Task input:
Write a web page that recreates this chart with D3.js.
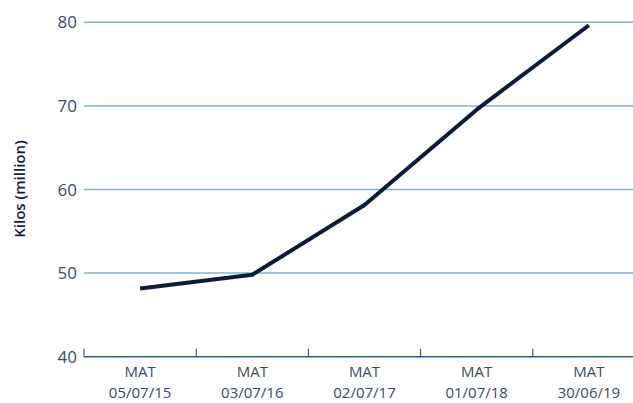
<!DOCTYPE html>
<html><head><meta charset="utf-8">
<script src="https://cdn.jsdelivr.net/npm/d3@7"></script>
<style>body{margin:0;background:#fff}svg{display:block}text{font-family:"Open Sans",Lato,sans-serif}</style>
</head><body><svg id="c" width="633" height="403"></svg>
<script>
const categories = ["05/07/15","03/07/16","02/07/17","01/07/18","30/06/19"];
const catPrefix = "MAT";
const values = [48.15, 49.8, 58.15, 69.55, 79.65];
const yTicks = [40, 50, 60, 70, 80];
const yLabel = "Kilos (million)";

const svg = d3.select("#c");
const x = d3.scaleBand().domain(categories).range([84, 645]);
const y = d3.scaleLinear().domain([40, 80]).range([356.7, 22.3]);
const tickCol = "#3d4a69";
const cx = d => x(d) + x.bandwidth() / 2;

svg.append("g").selectAll("line").data(yTicks.filter(d => d > 40)).join("line")
  .attr("x1", 84).attr("x2", 633).attr("y1", d => y(d)).attr("y2", d => y(d))
  .attr("stroke", "#78b4dc").attr("stroke-width", 1.5);

svg.append("g").selectAll("text").data(yTicks).join("text")
  .attr("x", 77).attr("y", d => y(d)).attr("dy", "0.36em").attr("text-anchor", "end")
  .attr("fill", tickCol).attr("font-size", 17).text(d => d);

const xAxis = svg.append("g").attr("transform", `translate(0,${y(40)})`);
xAxis.append("line").attr("x1", 84).attr("x2", 633).attr("stroke", "#1d5ea6").attr("stroke-width", 1.5);
xAxis.selectAll("line.t").data(categories).join("line").attr("class", "t")
  .attr("x1", d => x(d)).attr("x2", d => x(d)).attr("y1", 0).attr("y2", -8)
  .attr("stroke", "#2d3a5a").attr("stroke-width", 1);
xAxis.selectAll("text.m").data(categories).join("text").attr("class", "m")
  .attr("text-anchor", "middle").attr("fill", tickCol).attr("font-size", 15)
  .attr("x", cx).attr("y", 20.5).text(catPrefix);
xAxis.selectAll("text.d").data(categories).join("text").attr("class", "d")
  .attr("text-anchor", "middle").attr("fill", tickCol).attr("font-size", 15)
  .attr("x", cx).attr("y", 41.2).text(d => d);

svg.append("path").datum(values)
  .attr("fill", "none").attr("stroke", "#0b1a3f").attr("stroke-width", 4).attr("stroke-linejoin", "round")
  .attr("d", d3.line().x((d, i) => cx(categories[i])).y(d => y(d)));

svg.append("text").attr("transform", "translate(25,189) rotate(-90)")
  .attr("text-anchor", "middle").attr("fill", "#0f1f44").attr("font-size", 15).attr("font-weight", 600)
  .text(yLabel);
</script></body></html>
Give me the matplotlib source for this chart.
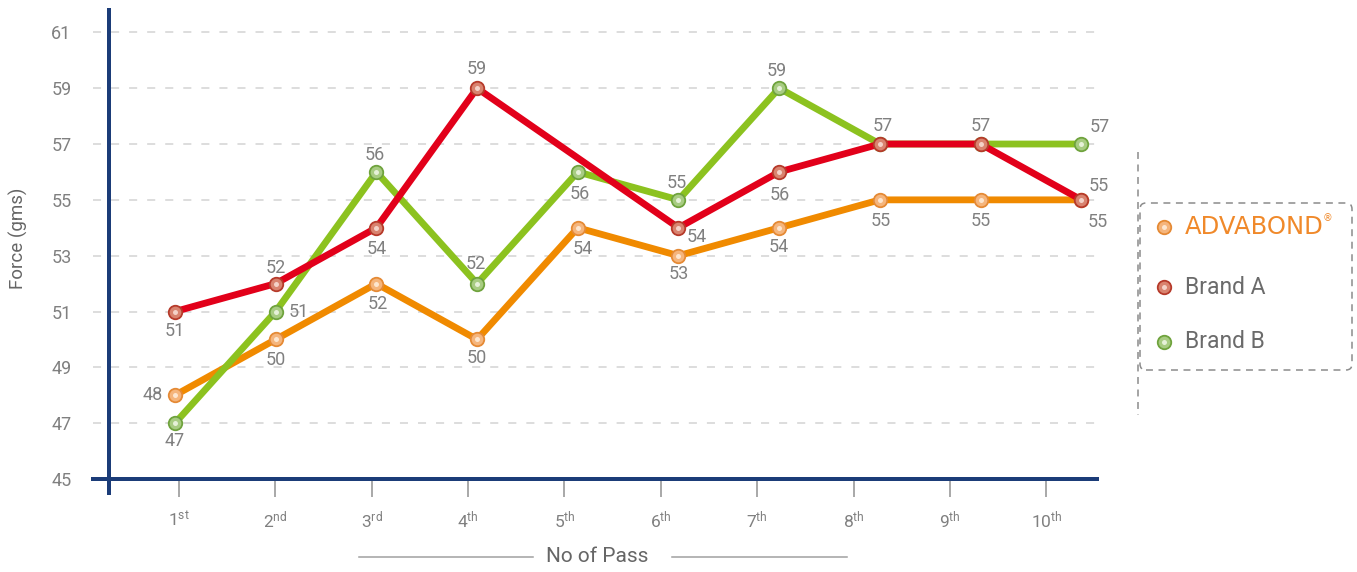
import matplotlib
matplotlib.use("Agg")
import matplotlib.pyplot as plt
import numpy as np
from matplotlib.lines import Line2D
from matplotlib.patches import FancyBboxPatch

plt.rcParams['font.family'] = ['Roboto', 'DejaVu Sans']
plt.rcParams['mathtext.fontset'] = 'custom'
plt.rcParams['mathtext.rm'] = 'Roboto'
plt.rcParams['mathtext.default'] = 'regular'
plt.rcParams['lines.scale_dashes'] = False

# data
passes = ['1$^{st}$', '2$^{nd}$', '3$^{rd}$', '4$^{th}$', '5$^{th}$',
          '6$^{th}$', '7$^{th}$', '8$^{th}$', '9$^{th}$', '10$^{th}$']
advabond = [48, 50, 52, 50, 54, 53, 54, 55, 55, 55]
brand_a = [51, 52, 54, 59, None, 54, 56, 57, 57, 55]
brand_b = [47, 51, 56, 52, 56, 55, 59, 57, 57, 57]
yticks = [45, 47, 49, 51, 53, 55, 57, 59, 61]

# label offsets in pixels (dx, dy up); None = no label
off_adv = [(-22, 0), (0, -21), (1, -20), (0, -19), (5, -21),
           (0, -18), (0, -19), (1, -21), (0, -21), (17, -22)]
off_a = [(0, -19), (0, 16), (0, -21), (0, 19), None,
         (18, -9), (1, -23), (3, 18), (0, 18), (18, 14)]
off_b = [(0, -18), (23, 0), (-2, 17), (-1, 20), (2, -22),
         (-2, 17), (-2, 17), None, None, (18, 17)]

PT = 0.72  # points per pixel at dpi 100
W, H = 1357, 572

series = [
    # name, values, offsets, line, edge, face, inner, zorder
    ('ADVABOND', advabond, off_adv, '#f08a00', '#e58a35', '#f5b57c', '#fde6cf', 3),
    ('Brand B', brand_b, off_b, '#8cc21f', '#6fa33d', '#a8cc82', '#e6f1d8', 4),
    ('Brand A', brand_a, off_a, '#e2001a', '#b63a2a', '#d9836f', '#f4d2c8', 5),
]

fig = plt.figure(figsize=(W / 100, H / 100), dpi=100)
ax = fig.add_axes([93 / W, 79 / H, 1004 / W, 483 / H])
ax.set_xlim(0.186, 10.156)
ax.set_ylim(44.5, 61.8)

x = np.arange(1, 11)
for name, vals, offs, lc, ec, fc, ic, z in series:
    xs = [xi for xi, v in zip(x, vals) if v is not None]
    ys = [v for v in vals if v is not None]
    ax.plot(xs, ys, color=lc, lw=6.8 * PT, solid_joinstyle='round',
            solid_capstyle='round', zorder=z)
    ax.plot(xs, ys, ls='none', marker='o', ms=13.5 * PT, mfc=fc, mec=ec,
            mew=1.3, zorder=z + 0.1)
    ax.plot(xs, ys, ls='none', marker='o', ms=5 * PT, mfc=ic, mec='none',
            zorder=z + 0.2)
    for xi, v, o in zip(x, vals, offs):
        if v is None or o is None:
            continue
        ax.annotate(str(v), (xi, v), xytext=(o[0] * PT, o[1] * PT),
                    textcoords='offset points', ha='center', va='center',
                    fontsize=13, color='#808080', zorder=10)

# axes styling
for s in ['top', 'right']:
    ax.spines[s].set_visible(False)
ax.spines['left'].set_position(('data', 0.345))
ax.spines['bottom'].set_position(('data', 45))
for s in ['left', 'bottom']:
    ax.spines[s].set_color('#1b3c78')
    ax.spines[s].set_linewidth(4 * PT)
    ax.spines[s].set_zorder(6)

ax.set_yticks(yticks)
ax.yaxis.grid(True, color='#d2d2d2', linestyle=(0, (5.8, 7.2)), linewidth=1.5 * PT)
ax.set_axisbelow(True)
ax.tick_params(axis='y', length=0, pad=27, labelsize=13, labelcolor='#808080')

ax.set_xticks(1.04 + np.arange(10) * 0.957)
ax.set_xticklabels(passes)
ax.tick_params(axis='x', length=13, width=1.2, color='#9a9a9a', pad=9,
               labelsize=12.5, labelcolor='#808080')

fig.text(18 / W, 1 - 238 / H, 'Force (gms)', rotation=90, ha='center',
         va='center', fontsize=13.5, color='#666666')

# x-axis title with rules on both sides
fig.text(597 / W, 1 - 557 / H, 'No of Pass', ha='center', va='center',
         fontsize=15, color='#666666')
for x0, x1 in [(359, 533), (672, 847)]:
    fig.add_artist(Line2D([x0 / W, x1 / W], [1 - 557 / H, 1 - 557 / H],
                          transform=fig.transFigure, color='#a0a0a0', lw=1.1))


def inch(px, py):
    return px / 100, (H - py) / 100


# legend
fig.add_artist(Line2D([11.38, 11.38], [(H - 152) / 100, (H - 415) / 100],
                      transform=fig.dpi_scale_trans, color='#8c8c8c', lw=1.1,
                      linestyle=(0, (5, 4))))
bx, by = inch(1140, 370)
fig.add_artist(FancyBboxPatch((bx, by), 2.12, 1.67,
                              boxstyle='round,pad=0,rounding_size=0.06',
                              transform=fig.dpi_scale_trans, fill=False,
                              edgecolor='#8c8c8c', lw=1.1, linestyle=(0, (5, 4))))

legend_rows = [(series[0], 227, 'ADVABOND'), (series[2], 287, 'Brand A'),
               (series[1], 342, 'Brand B')]
for (name, vals, offs, lc, ec, fc, ic, z), py, label in legend_rows:
    mx, my = inch(1164, py)
    fig.add_artist(Line2D([mx], [my], transform=fig.dpi_scale_trans, marker='o',
                          ms=13.5 * PT, mfc=fc, mec=ec, mew=1.3, ls='none'))
    fig.add_artist(Line2D([mx], [my], transform=fig.dpi_scale_trans, marker='o',
                          ms=5 * PT, mfc=ic, mec='none', ls='none'))
    tx, ty = inch(1185, py)
    if name == 'ADVABOND':
        fig.text(tx, ty, label, transform=fig.dpi_scale_trans, ha='left',
                 va='center', fontsize=17.5, color='#f0892a',
                 family=['DejaVu Sans'])
        rx, ry = inch(1328, py - 9)
        fig.text(rx, ry, '®', transform=fig.dpi_scale_trans, ha='center',
                 va='center', fontsize=7, color='#f0892a',
                 family=['DejaVu Sans'])
    else:
        fig.text(tx, ty, label, transform=fig.dpi_scale_trans, ha='left',
                 va='center', fontsize=16.5, color='#6b6b6b')

fig.savefig('out.png', dpi=100)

Problem description:
Without the pictures, write out exactly the lines from the one that has "Give me the matplotlib source for this chart." down to the one that has "plt.rcParams['lines.scale_dashes'] = False", both included.

Output of the exercise:
Give me the matplotlib source for this chart.
import matplotlib
matplotlib.use("Agg")
import matplotlib.pyplot as plt
import numpy as np
from matplotlib.lines import Line2D
from matplotlib.patches import FancyBboxPatch

plt.rcParams['font.family'] = ['Roboto', 'DejaVu Sans']
plt.rcParams['mathtext.fontset'] = 'custom'
plt.rcParams['mathtext.rm'] = 'Roboto'
plt.rcParams['mathtext.default'] = 'regular'
plt.rcParams['lines.scale_dashes'] = False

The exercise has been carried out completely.